Since we see some spinners, Bryce and I stop to cast some soft hackle. But Kigen goes off to find that fish, the one he might just hunt all day. We pull out the line and start walking along the river to check out a riser Kigen just found.
“Found a gamer, Kigen?” Bryce asks.
“What’s that?” I ask.
“One willing to play,” he says with a grin. “I found one for you, Kigen, saw it rising twice now.”
Kigen slowly tip toes out into the river. This fish is being elusive. He has to try a couple flies before he lands him.
“Fishing’s fun whichever way you do it. We just enjoy this way,” he says about The Game.

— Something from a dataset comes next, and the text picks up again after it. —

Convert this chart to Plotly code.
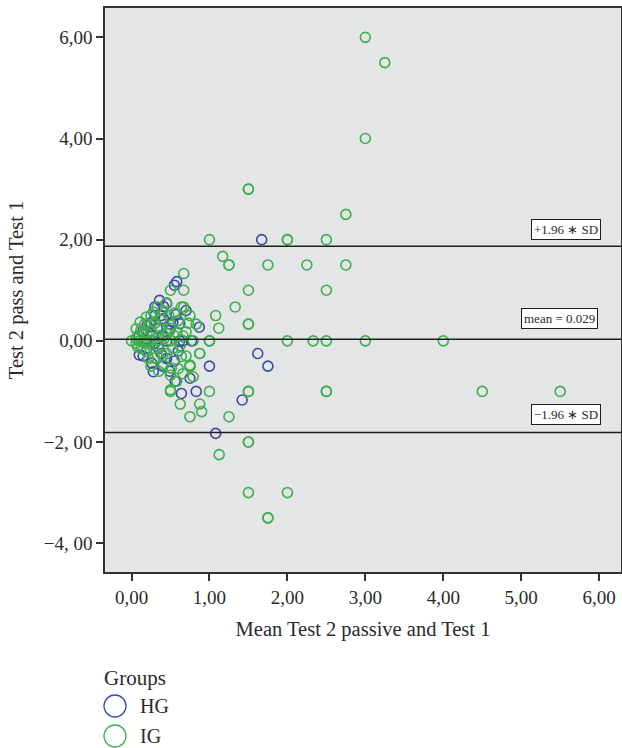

For the next two hours, the guys help me catch the fish I want. We stalked, learned their ways, observed their rise and casted. I landed one, lost one, and got plenty skunked in those two hours.
After a while casting fly after fly into a pool of risers, I got disheartened. The sun came out and those pesky, picky Middle Provo fish wouldn’t have it.
“It’s time to hit pause on the game, we’ll get them next time,” Bryce says.
The Game is all about “enjoying the whole process leading up to that fish,” Bryce reminds me.